Sunday, October 23, 2011

Arnaldur Indriðason: Kvinna i grönt (Silence of the Grave)

Many many years ago (maybe a lifetime if you happen to be Minimus, maybe even a lifetime if you happen to be one of his big sisters - I don't recall exactly) I read a favourable review about Arnaldur Indriðason and then promptly forgot the name. I remember going to the library and asking the librarian if they had well, it's a detective story? Icelandic? There's an I in the name? She did know the name, told me, and I promptly forgot. (For some reason I couldn't borrow a book right then, maybe it was summer and they were all out. Summer tends to be crime fic time in Sweden.) Since then I have actually come across the name enough times to remember it myself; it's been mentioned somehow or other perhaps once a year and trickled itself into my consciousness. However, I still didn't read the books.

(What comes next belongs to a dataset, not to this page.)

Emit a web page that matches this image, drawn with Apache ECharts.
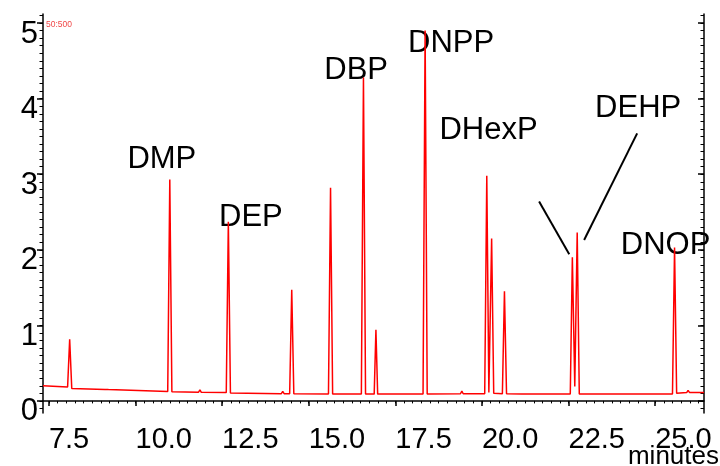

Then my cousin in Dublin gave us the film Jar City and I remembered that this was the fella I'd been meaning to read. So at the earliest possible opportunity (it took ages) I toddled off to the library and borrowed a book at random.

What really made me go and get the book was the film, more specifically Icelandic society as it is described, more specifically (since I am somewhat linguistically interested) the fact that it struck me (us) when watching it that this is a society of first names. Of course, I've always known this, but I never really understood it. It's fascinating. Sweden isn't bad at first-name basis itself, but we have surnames to fall back on, to differentiate between different Johns and Marys. A modern society that doesn't have that - I loved it. When you're used to English and American crime fiction and tv/films, where the officers always walk in asking to speak to doctor Smith/Holmes/von Duckenberg it's mildly unsettling when they walk in asking for doctor Steve. So to speak. Hang on, you think. Is it possible? Does society not collapse?

(Another thought that will make your head hurt: in the Chinese one-child society there won't be any cousins any more. Or aunts or uncles.)

What the film wasn't so much as the book (a bit, but not as much) was humorous. The impression in the book is of a fairly slap-dash attitude to policing professionalism, people get trained in other professions and then stumble into the police force by chance. So you get the feeling that when something happens they can be a little affronted: what the hell do I have to take care of this for? I'm not qualified!

It's quite funny, even though the stories told are tragic. Recommended. (This one is about the finding of a dead body and discovering that it's connected to a wife abuser who lived there in the 1940s, and half the book is set in the past, describing the events that took place then.)